A-WA Habib Galbi: Yemenite Folk Meets Electronic Dance
Here is what the Times of Israel: had to say
It’s the sound of A-Wa (pronounced Ay Wah, and Arabic for “yes”), a trio of sisters who are about to release their first single, “Habib Galbi,” based on the music they’ve been hearing since birth.
“It’s like we ransacked everything,” said Tair Haim, 31, the eldest, and smallest, of the three. “We’re sisters, and we’re three sisters, we’re Yemenite, we’re from this tiny place down south, and we’re adding hip-hop and reggae to traditional Yemenite music.”
Tair, Liron and Tagel Haim, 31, 29 and 25, are perched close together on an old black leather couch in the Kaboom studio, on the edge of Tel Aviv’s Florentin.
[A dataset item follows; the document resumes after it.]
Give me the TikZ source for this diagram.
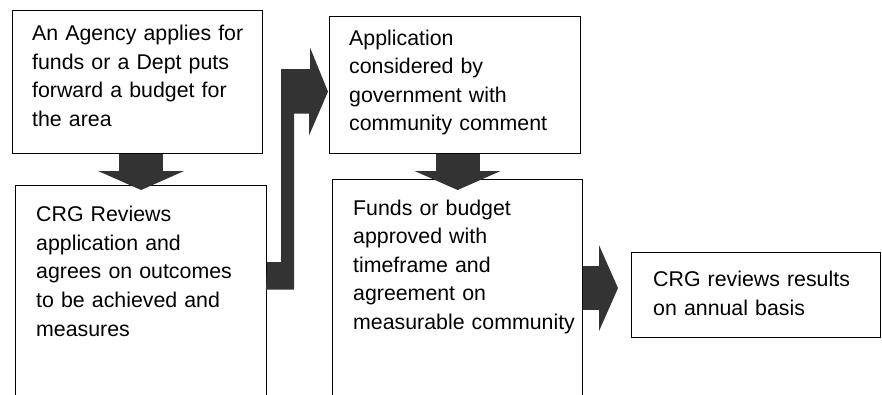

They just completed a rehearsal for next week’s gig at Barby, Tel Aviv’s club for local rockers.
The three are the oldest of their parents’ six children, raised on Shaharut, a remote southern farming community in the Arava where they learned to rely on one another.
It was Tair Haim who was first bitten by the performance bug. She got up on a makeshift stage at her seventh birthday party and announced an upcoming performance, to which she graciously invited Liron, the next in line.
The Haim sisters aren’t the first Israeli singers to sing in Yemeni Judeo-Arabic, the dialect particular to Jews from Yemen. There was Ofra Haza, who successfully sang in Yemenite, bridging the divide between Jewish and Arab cultures, as well as Achinoam Nini and other mainstream Israeli singers. Local band Yemen Blues merges ancient melodies with West African rhythms, mambo and funk.